Maryland Attorney General Brian E. Frosh released a statement earlier in the day calling the request ‘repugnant’ saying it was an ‘intimidation’ on voters, ‘designed to indulge Trump’s fantasy that he won the popular vote.’
Here’s his statement:
“As Attorney General, I take seriously my responsibility to protect the voting rights and privacy interests of Maryland citizens. I find this request for the personal information of millions of Marylanders repugnant; it appears designed only to intimidate voters and to indulge in President Trump’s fantasy that he won the popular vote. Repeating incessantly a false story of expansive voter fraud, and then creating a commission to fuel that narrative, does not make it any more true.
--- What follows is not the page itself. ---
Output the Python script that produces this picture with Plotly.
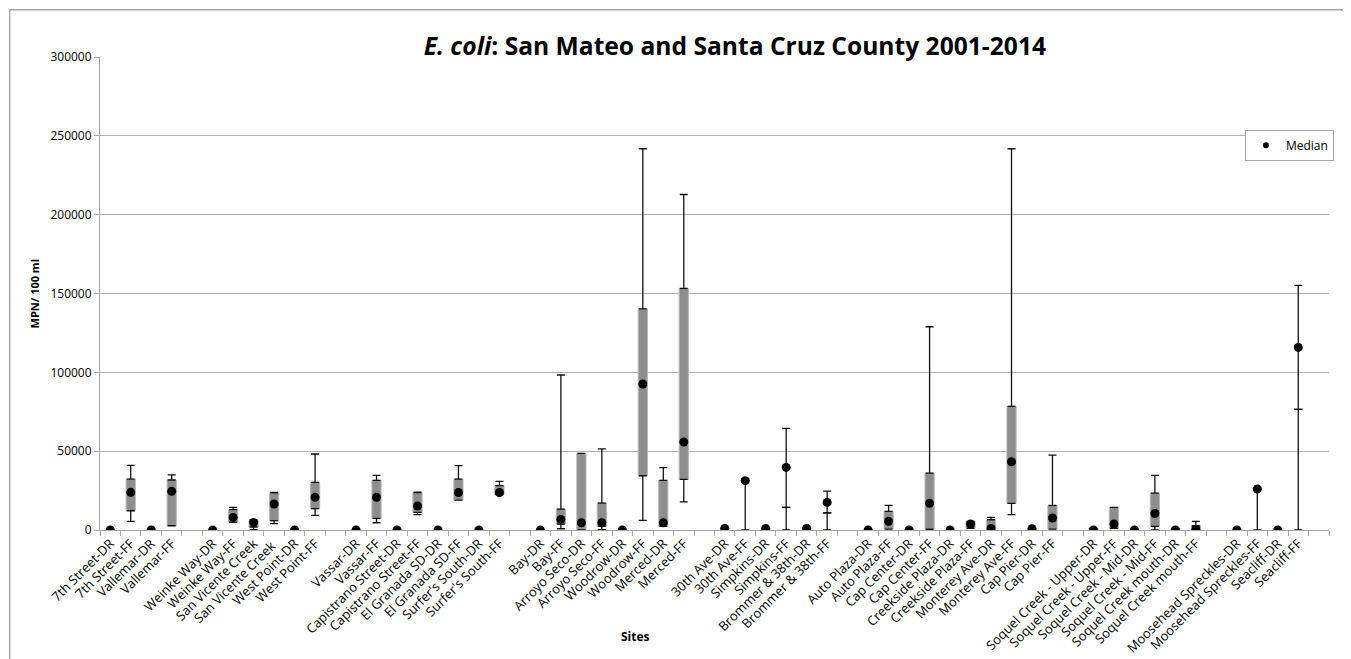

There is no evidence that the integrity of the 2016 election – or any other state – was compromised by voter fraud. I urge Governor Hogan and the State Board of Elections to speak out against this effort and to reject any further attempt to intimidate voters and obtain their personal information.”
These are just two of the recent states now pushing back against Trump’s Election Commission.
In fact – the majority of states are now opposing President Donald Trump’s administration for asking for detailed voter information, including names, addresses, Social Security numbers, and birthdates. The White House is requesting the information from all 50 states, saying it is vital in order to combat against illegal voting.
The letter sent out states it’s to “study the registration and voting processes used in federal elections” that may “undermine the American people’s confidence in the integrity of federal elections processes.” But, others believe that Trump will just use the information for its own purposes – one of those being Trump getting re-elected.
In any case, some secretary of states, even Republican ones, are balking at the request.
“They can go jump in the Gulf of Mexico and Mississippi is a great state to launch from,” Mississippi Secretary of State Delbert Hosemann said on Friday. “Mississippi residents should celebrate Independence Day and our state’s right to protect the privacy of our citizens by conducting our own electoral processes.”
Kentucky’s Secretary of State Alison Lundergan said there wasn’t enough bourbon in her state to make her release the information.
“There’s not enough bourbon here in Kentucky to make this request seem sensible,” Alison Lundergan Grimes (D) said on MSNBC. “Not on my watch are we going to be releasing sensitive information that relate to the privacy of individuals.”
President Trump created the commission last month to investigate his claim that millions of illegal voters cost him the popular vote, which he maintains he would have won. It was one of the first things he talked about after becoming president – and it’s not supported by any verifiable facts. An analysis of voting data has so far found virtually no confirmed cases of mass voter fraud.
So, what does Trump plan to do with the state’s voter information? Some think Trump plans on making it harder for people to register to vote in the future. If that’s the case, it will be an assault on democracy and a partial plan to try to rig future elections in Trump’s favor.